Studies on microstructure of activated aluminum and its hydrogen generation properties in aluminum/water reaction

Abstract

Aluminum is a prospective material for hydrogen generation during metal/water reaction due to its high efficiency (1.24 l of H2 from 1 g of Al), availability, low price, and safety. To realize its reactivity towards water at ambient conditions the metal activation is needed. The samples of aluminum activated by Ga-In alloy (70:30 wt%) at low-energy (LE) and high-energy (HE) treatment are considered. HE treatment (mechanochemical activation of aluminum in ball mill) allows to get high reactivity powders having H2 generation rate in two orders of magnitude higher than for LE-activated aluminum.

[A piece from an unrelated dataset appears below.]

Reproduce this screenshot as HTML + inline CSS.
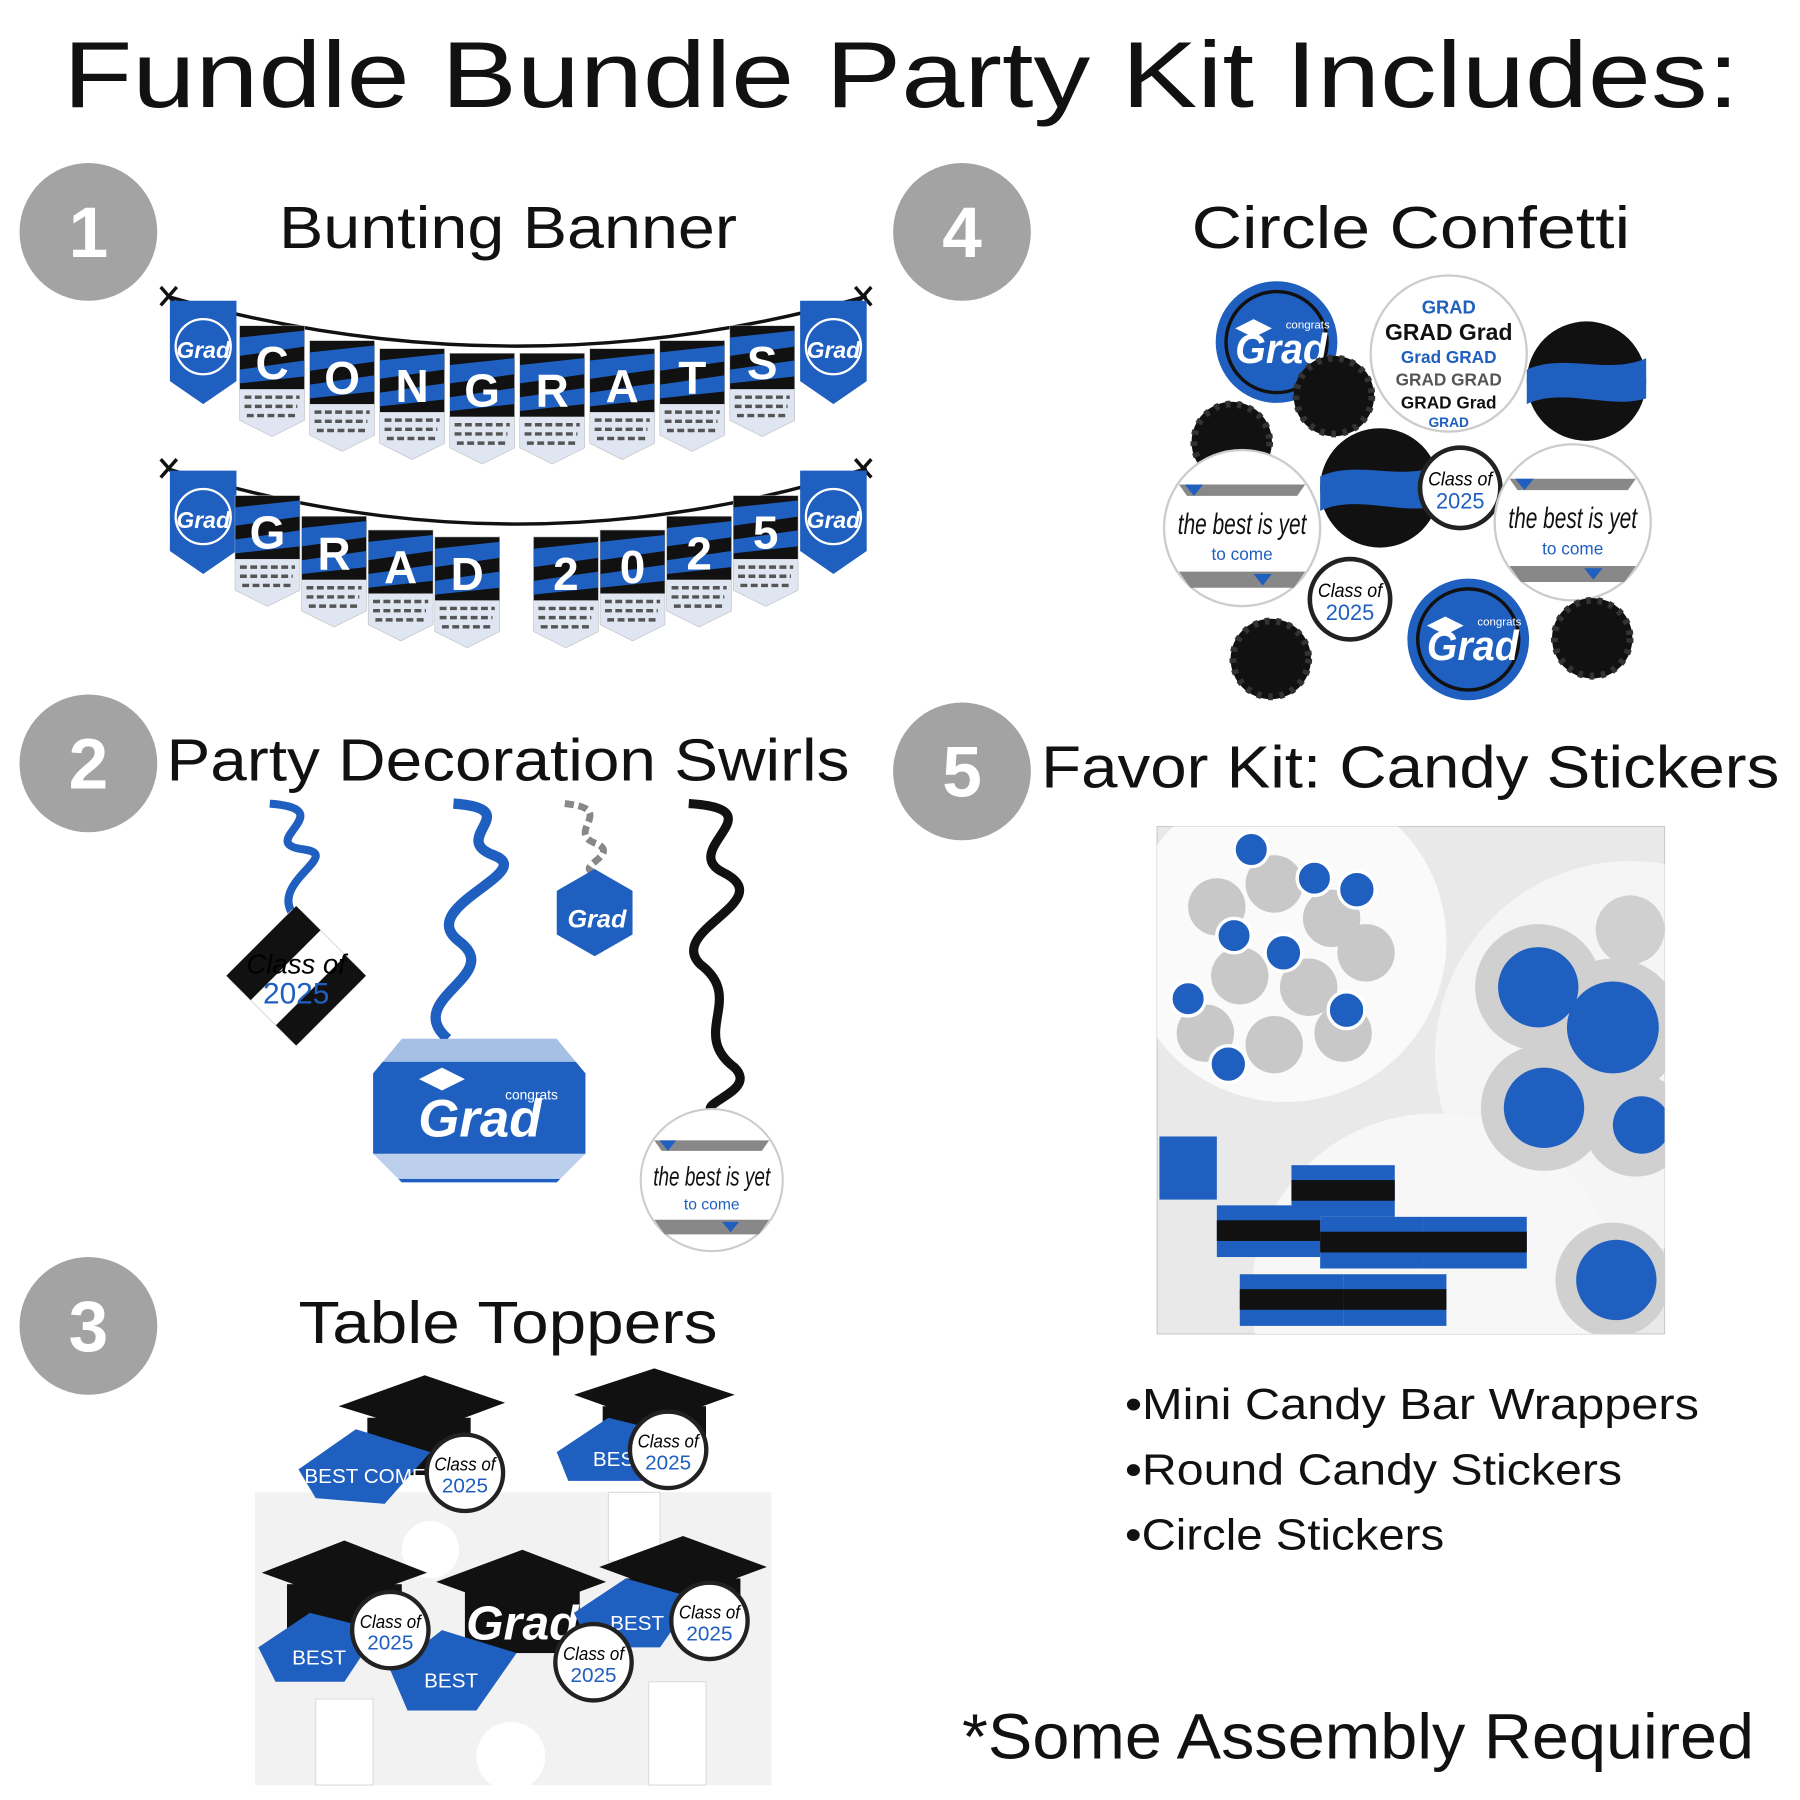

The values of activation energy for reactions of activated aluminum with water were calculated: Ea = 55 ± 5 kJ/mol for LE-activated aluminum; Ea = 35 ± 5 kJ/mol for HE-activated aluminum. The microstructure and composition of the samples of activated aluminum were determined by means of scanning electron microscope with energy dispersive X-ray spectrometer, differential scanning calorimeter and X-ray powder diffraction method. The depth profiles of the activated aluminum components have been measured by Auger electron spectroscopy. Possible mechanism of aluminum/activator interaction was proposed.